En la primera página el autor aclara que el libro “es fruto, entre otras cosas, de un laborioso trabajo de investigación bibliográfica que llevé a cabo durante varios años”. La lectura confirma el aserto. Con pequeñas pinceladas bien aplicadas, los años ‘70 reviven en sus páginas. También es acertada la inmersión en el perturbador universo de las bandas guerrilleras, con su lenguaje pomposo y eufemístico (“Las palabras son importantes. Tienen su peso. Hacen su magia”, reconoce el montonero Antonio), sus estructuras, su rigidez mental, sus jerarquías, sus rituales y formalismos.
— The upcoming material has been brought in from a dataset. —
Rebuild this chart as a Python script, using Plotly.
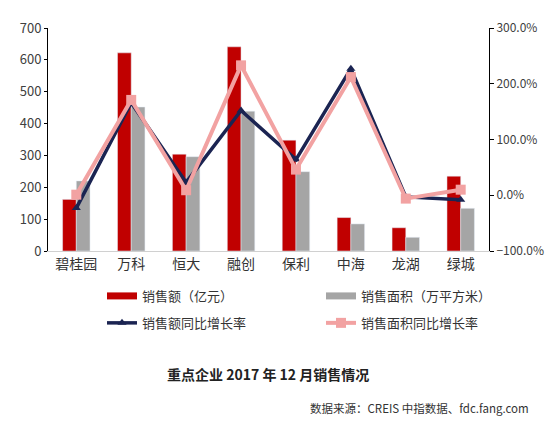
import plotly.graph_objects as go

# categories and values
companies = ["碧桂园", "万科", "恒大", "融创", "保利", "中海", "龙湖", "绿城"]
sales_amount = [162, 622, 304, 641, 348, 105, 73, 235]      # 亿元
sales_area = [220, 452, 296, 439, 249, 85, 43, 134]         # 万平方米
sales_amount_yoy = [-0.23, 1.66, 0.23, 1.52, 0.64, 2.27, -0.03, -0.08]
sales_area_yoy = [0.01, 1.71, 0.09, 2.33, 0.46, 2.12, -0.06, 0.10]

RED = "#C00000"
GRAY = "#A5A5A5"
NAVY = "#1B2452"
PINK = "#F2A2A2"
FONT = "Noto Sans CJK SC"

fig = go.Figure()

# bars (left axis)
fig.add_trace(go.Bar(x=companies, y=sales_amount, marker_color=RED,
                     name="销售额（亿元）", showlegend=False))
fig.add_trace(go.Bar(x=companies, y=sales_area, marker_color=GRAY,
                     name="销售面积（万平方米）", showlegend=False))

# growth lines (right axis)
fig.add_trace(go.Scatter(x=companies, y=sales_amount_yoy, yaxis="y2",
                         mode="lines+markers", name="销售额同比增长率",
                         line=dict(color=NAVY, width=3.5),
                         marker=dict(symbol="triangle-up", size=8, color=NAVY),
                         legend="legend2"))
fig.add_trace(go.Scatter(x=companies, y=sales_area_yoy, yaxis="y2",
                         mode="lines+markers", name="销售面积同比增长率",
                         line=dict(color=PINK, width=4),
                         marker=dict(symbol="square", size=10, color=PINK),
                         legend="legend2"))

# legend-only entries so the bar keys look like thick strokes
fig.add_trace(go.Scatter(x=[None], y=[None], mode="lines", name="销售额（亿元）",
                         line=dict(color=RED, width=7), legend="legend"))
fig.add_trace(go.Scatter(x=[None], y=[None], mode="lines", name="销售面积（万平方米）",
                         line=dict(color=GRAY, width=7), legend="legend"))

legend_style = dict(orientation="h", xanchor="left", yanchor="middle",
                    xref="container", yref="container",
                    entrywidth=174, entrywidthmode="pixels",
                    font=dict(family=FONT, size=13, color="#333333"),
                    bgcolor="rgba(0,0,0,0)", itemwidth=30, tracegroupgap=0)

# the page body adds an 8px margin, so the figure is 8px smaller each way
fig.update_layout(
    width=551, height=421,
    margin=dict(l=40, r=70, t=20, b=178, autoexpand=False),
    paper_bgcolor="white", plot_bgcolor="white",
    font=dict(family=FONT, color="#404040"),
    barmode="group", bargap=0.5, bargroupgap=0,
    showlegend=True,
    legend=dict(x=0.1706, y=0.316, **legend_style),
    legend2=dict(x=0.1706, y=0.252, **legend_style),
    xaxis=dict(showline=True, linecolor="#D0D0D0", linewidth=1,
               tickfont=dict(family=FONT, size=14, color="#333333"),
               ticks="", showgrid=False),
    yaxis=dict(range=[0, 700], dtick=100, showline=True, linecolor="#000000",
               linewidth=1, ticks="outside", ticklen=3, tickcolor="#000000",
               showgrid=False, zeroline=False,
               tickfont=dict(family=FONT, size=13, color="#404040")),
    yaxis2=dict(range=[-1, 3], dtick=1, overlaying="y", side="right",
                tickformat=".1%", showline=True, linecolor="#000000",
                linewidth=1, ticks="outside", ticklen=4, tickcolor="#000000",
                showgrid=False, zeroline=False,
                tickfont=dict(family=FONT, size=12, color="#404040")),
)

fig.add_annotation(text="<b>重点企业 2017 年 12 月销售情况</b>",
                   xref="paper", yref="paper", x=0.499, y=-0.552,
                   xanchor="center", yanchor="middle", showarrow=False,
                   font=dict(family=FONT, size=14, color="#222222"))
fig.add_annotation(text="数据来源：CREIS 中指数据、fdc.fang.com",
                   xref="paper", yref="paper", x=1.095, y=-0.704,
                   xanchor="right", yanchor="middle", showarrow=False,
                   font=dict(family=FONT, size=11.5, color="#333333"))

fig.write_html("out.html")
En cambio puede objetarse que los combatientes de la guerrilla, salvo una excepción, aparecen unidimensionales en su idealismo granítico: no hay en estos jóvenes venalidad, torpeza o delirio. Son fríos, cerebrales, metódicos, serios y profesionales. El mayor defecto que llega a exhibir uno de ellos, según los cánones de una “organización político militar”, es atreverse a dudar y a hacerse preguntas inconvenientes (que luego, claro, no formula en público).
La novela, además, funciona como una suerte de mapa, en pequeña escala, de aquel tiempo de terror. Los personajes y la trama, reducidos al mínimo, quedan a veces como mero símbolos o representaciones desgajadas del proceso histórico general, al que se divisa a lo lejos, como una montaña distante. (Apenas un puñado de figuras políticas reales aparecen mencionadas por su nombre).
Pero no puede decirse que la novela, entendida como artificio literario, falte a la verdad histórica. Más bien todo lo contrario. A su manera ficcional Nosotros dos en la tormenta restituye una parte indudable de esa verdad que hasta ahora había permanecido sumergida por la ideología y las conveniencias de lo “políticamente correcto”. De ahí las entrevistas insidiosas al autor; de ahí las preguntas que no buscan esclarecer sino intimidar y reforzar el único “relato” permitido sobre los años ‘70, el “relato” que no debe cuestionarse ni mucho menos completarse.